= INSTRUCTION =
In the data, extract each line that holds the string "React".
## start
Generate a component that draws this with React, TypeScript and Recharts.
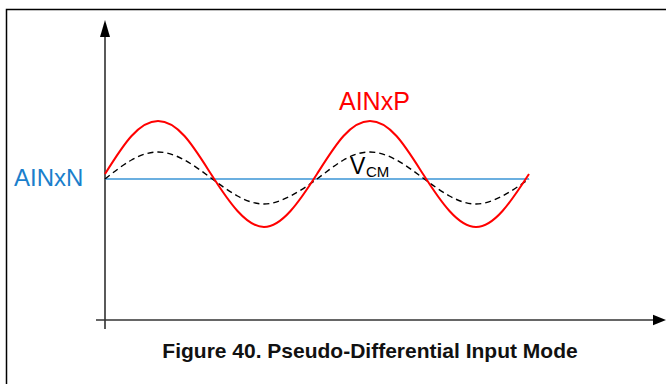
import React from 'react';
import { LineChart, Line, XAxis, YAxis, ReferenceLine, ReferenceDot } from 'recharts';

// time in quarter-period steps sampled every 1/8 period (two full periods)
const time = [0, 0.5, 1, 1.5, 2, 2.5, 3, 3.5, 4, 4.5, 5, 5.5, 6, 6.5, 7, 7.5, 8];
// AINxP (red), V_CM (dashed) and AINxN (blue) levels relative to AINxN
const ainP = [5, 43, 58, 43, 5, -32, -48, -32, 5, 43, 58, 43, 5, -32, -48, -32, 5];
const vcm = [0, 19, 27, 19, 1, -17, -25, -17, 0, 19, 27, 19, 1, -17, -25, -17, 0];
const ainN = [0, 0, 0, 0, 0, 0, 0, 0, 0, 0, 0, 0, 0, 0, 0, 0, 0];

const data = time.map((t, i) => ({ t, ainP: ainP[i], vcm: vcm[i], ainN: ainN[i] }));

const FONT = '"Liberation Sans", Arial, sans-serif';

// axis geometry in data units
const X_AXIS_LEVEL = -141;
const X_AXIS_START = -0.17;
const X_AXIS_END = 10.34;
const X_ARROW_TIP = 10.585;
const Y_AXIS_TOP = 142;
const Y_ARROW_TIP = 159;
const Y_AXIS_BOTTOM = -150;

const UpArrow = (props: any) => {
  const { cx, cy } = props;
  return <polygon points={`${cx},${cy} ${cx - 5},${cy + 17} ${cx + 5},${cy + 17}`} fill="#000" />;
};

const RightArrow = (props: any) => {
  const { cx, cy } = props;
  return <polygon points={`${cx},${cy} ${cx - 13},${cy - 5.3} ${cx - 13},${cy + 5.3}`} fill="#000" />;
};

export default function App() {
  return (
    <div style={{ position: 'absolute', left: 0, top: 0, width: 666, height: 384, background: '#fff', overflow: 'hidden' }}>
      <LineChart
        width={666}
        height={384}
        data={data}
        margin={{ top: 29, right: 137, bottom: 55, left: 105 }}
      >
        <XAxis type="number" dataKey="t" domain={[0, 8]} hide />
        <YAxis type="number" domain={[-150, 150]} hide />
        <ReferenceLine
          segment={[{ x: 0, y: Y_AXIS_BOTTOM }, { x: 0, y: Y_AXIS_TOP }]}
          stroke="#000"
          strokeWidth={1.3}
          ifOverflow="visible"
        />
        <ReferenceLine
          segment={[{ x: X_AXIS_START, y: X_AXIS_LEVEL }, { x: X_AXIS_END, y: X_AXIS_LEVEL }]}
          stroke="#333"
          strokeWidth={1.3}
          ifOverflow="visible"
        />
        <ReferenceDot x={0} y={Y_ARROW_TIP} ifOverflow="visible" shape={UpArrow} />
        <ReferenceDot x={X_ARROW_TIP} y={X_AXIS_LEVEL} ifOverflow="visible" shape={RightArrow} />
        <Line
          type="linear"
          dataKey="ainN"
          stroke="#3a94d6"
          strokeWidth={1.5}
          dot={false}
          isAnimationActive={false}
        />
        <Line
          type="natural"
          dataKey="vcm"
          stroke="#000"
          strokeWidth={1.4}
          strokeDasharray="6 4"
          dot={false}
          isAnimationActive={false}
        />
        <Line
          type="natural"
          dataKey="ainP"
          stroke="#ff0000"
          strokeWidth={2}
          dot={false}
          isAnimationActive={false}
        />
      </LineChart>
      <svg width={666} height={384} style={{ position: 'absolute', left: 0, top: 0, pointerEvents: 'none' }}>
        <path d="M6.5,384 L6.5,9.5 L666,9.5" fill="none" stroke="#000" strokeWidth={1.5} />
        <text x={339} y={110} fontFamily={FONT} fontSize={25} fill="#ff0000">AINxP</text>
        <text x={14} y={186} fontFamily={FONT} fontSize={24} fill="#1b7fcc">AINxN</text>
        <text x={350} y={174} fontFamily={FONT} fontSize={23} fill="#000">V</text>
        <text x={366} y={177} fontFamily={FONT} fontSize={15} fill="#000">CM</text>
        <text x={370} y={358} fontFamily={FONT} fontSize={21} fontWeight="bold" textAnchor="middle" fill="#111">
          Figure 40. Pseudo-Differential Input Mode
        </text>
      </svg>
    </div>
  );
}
## end
= WORKED ANSWER =
Generate a component that draws this with React, TypeScript and Recharts.
import React from 'react';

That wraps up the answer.